Photo credit: Peggy Guggenheim Collection. Peggy Guggenheim in Paris, photographed by Rogi André, ca. 1940
Secrets of Success, Love, and Life: The Legacy of the World’s Visionaries. A recurring Monaco Voice column exploring the lives, achievements, and philosophies of the world’s most influential visionaries, uncovering the secrets behind their success and enduring legacies curated by actress Vladyslava Garkusha.
Marguerite "Peggy" Guggenheim - the woman who made the act of collecting art a high-stakes performance - was born in New York City on August 26, 1898. As the daughter of Benjamin Guggenheim and Florette Seligman, she entered the world into a family defined by the sprawling, industrial-era wealth of the American mining dynasty.
Her early years were, by her own account, a lesson in constraint. The trajectory of her life shifted violently in 1912 when her father, Benjamin, perished aboard the RMS Titanic. His refusal to board a lifeboat - famously choosing to change into his formal evening attire and face his end with a brandy and a cigar - became a cornerstone of the family lore.
She attended the Jacobi School in New York, but formal education proved far less interesting to her than the intellectual pulse of the city’s underground. In 1920, having gained access to her inheritance, she began the first of many departures from her expected social sphere, moving to Europe.

Photo credit: Peggy Guggenheim Collection. Peggy Guggenheim in a dress by Paul Poiret and a headdress by Vera Stravinsky, photographed by Man Ray, Paris, ca. 1925
Her romantic life was as restless as her professional one. She was married twice: first to the writer and artist Laurence Vail from 1922 to 1928, with whom she had two children, Sindbad and Pegeen; and later to the German Surrealist painter Max Ernst, a marriage that lasted from 1941 to 1946. When the press eventually queried her regarding the number of her husbands, her response was characteristically sharp: "My own, or other people's?"
Her professional success was essentially a triumph of survival over convention. During the Nazi occupation of Europe, while others fled, Peggy used her resources to systematically acquire art that the Third Reich deemed "degenerate." She set herself the goal to "buy a picture a day," a practice that turned her personal acquisitions into the foundation of a modern art canon. She opened Guggenheim Jeune in London in 1938 and later the Art of This Century gallery in New York in 1942, providing a critical platform for figures like Jackson Pollock and Piet Mondrian.

Photo credit: Peggy Guggenheim Collection.
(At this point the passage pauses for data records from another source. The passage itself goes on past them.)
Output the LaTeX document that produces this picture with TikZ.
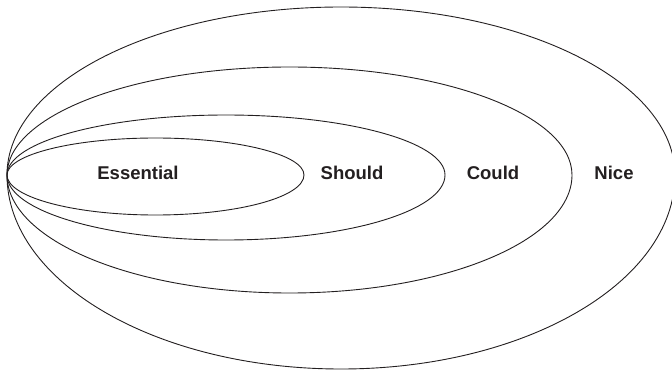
\documentclass[tikz,border=0pt]{standalone}
\usepackage{fontspec}
\setmainfont{Liberation Sans}
\definecolor{ink}{HTML}{231F20}
\begin{document}
\begin{tikzpicture}[x=1pt,y=1pt,
  ring/.style={draw=ink,line width=0.9pt},
  lab/.style={anchor=base,font=\fontsize{18.5}{22}\selectfont\bfseries,text=ink,inner sep=0pt}]
\useasboundingbox (0,0) rectangle (672,373);
\coordinate (L) at (7,198);
% outer (Nice)
\draw[ring] (L) arc[start angle=180,end angle=0,x radius=334,y radius=168]
  arc[start angle=0,end angle=-180,x radius=334,y radius=194];
% Could
\draw[ring] (L) arc[start angle=180,end angle=0,x radius=282.5,y radius=108]
  arc[start angle=0,end angle=-180,x radius=282.5,y radius=118];
% Should
\draw[ring] (L) arc[start angle=180,end angle=0,x radius=219,y radius=60]
  arc[start angle=0,end angle=-180,x radius=219,y radius=65];
% Essential
\draw[ring] (L) arc[start angle=180,end angle=0,x radius=148.5,y radius=37]
  arc[start angle=0,end angle=-180,x radius=148.5,y radius=40];
\node[lab] (ess) at (138,194) {Essential};
\node[lab] (sho) at (352,194) {Should};
\node[lab] (cou) at (493,194) {Could};
\node[lab] (nic) at (614,194) {Nice};
\end{tikzpicture}
\end{document}
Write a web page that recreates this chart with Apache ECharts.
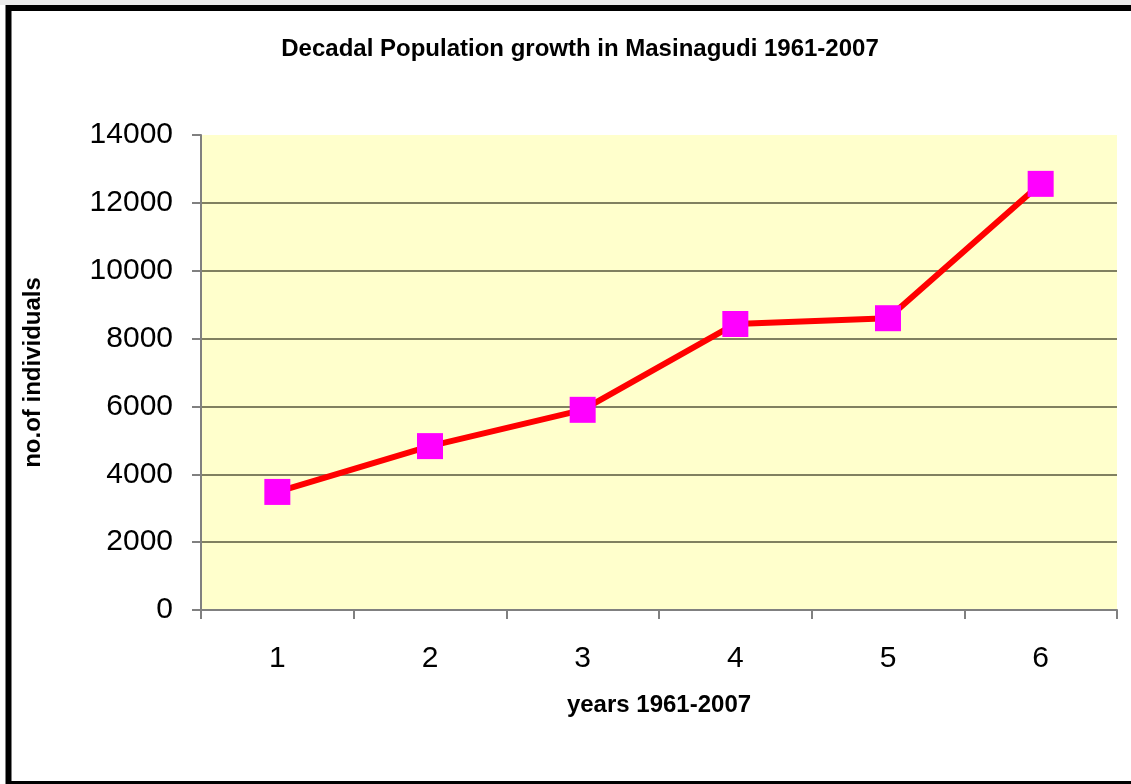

Peggy Guggenheim welcomes Luigi Einaudi, President of Italy, at the opening of her exhibition at the Venice Biennale, 1948
She would eventually settle in Venice, purchasing the Palazzo Venier dei Leoni on the Grand Canal, choosing to spend her last three decades in an unfinished eighteenth-century palace.
There is a delicious irony in the fact that the Palazzo was never finished. It stands as a low, sprawling "caesura" on the Grand Canal, a perpetual work in progress - much like Peggy herself. She lived there with her Lhasa Apso dogs, her Calder-designed headboard, and an art collection that eventually became one of the most visited sites in Venice. Of her decision to stay in the city, she famously noted: "It is always assumed that Venice is the ideal place for a honeymoon. This is a grave error. To live in Venice or even to visit it means that you fall in love with the city itself. There is nothing left over in your heart for anyone else."

Photo credit: Peggy Guggenheim Collection. Peggy Guggenheim in the library of Palazzo Venier dei Leoni, Venice, 1960s
Peggy Guggenheim passed away in Padua on December 23, 1979. When you visit her home today, you aren't just looking at a collection of canvases; you are standing inside the mind of a woman who decided that if she couldn't fit into the world she was born into, she would simply curate a better one for herself. She didn’t seek permission, and she certainly didn't wait for approval. She simply bought the ticket, took the ride, and ensured that, long after the guests had gone home, the art remained.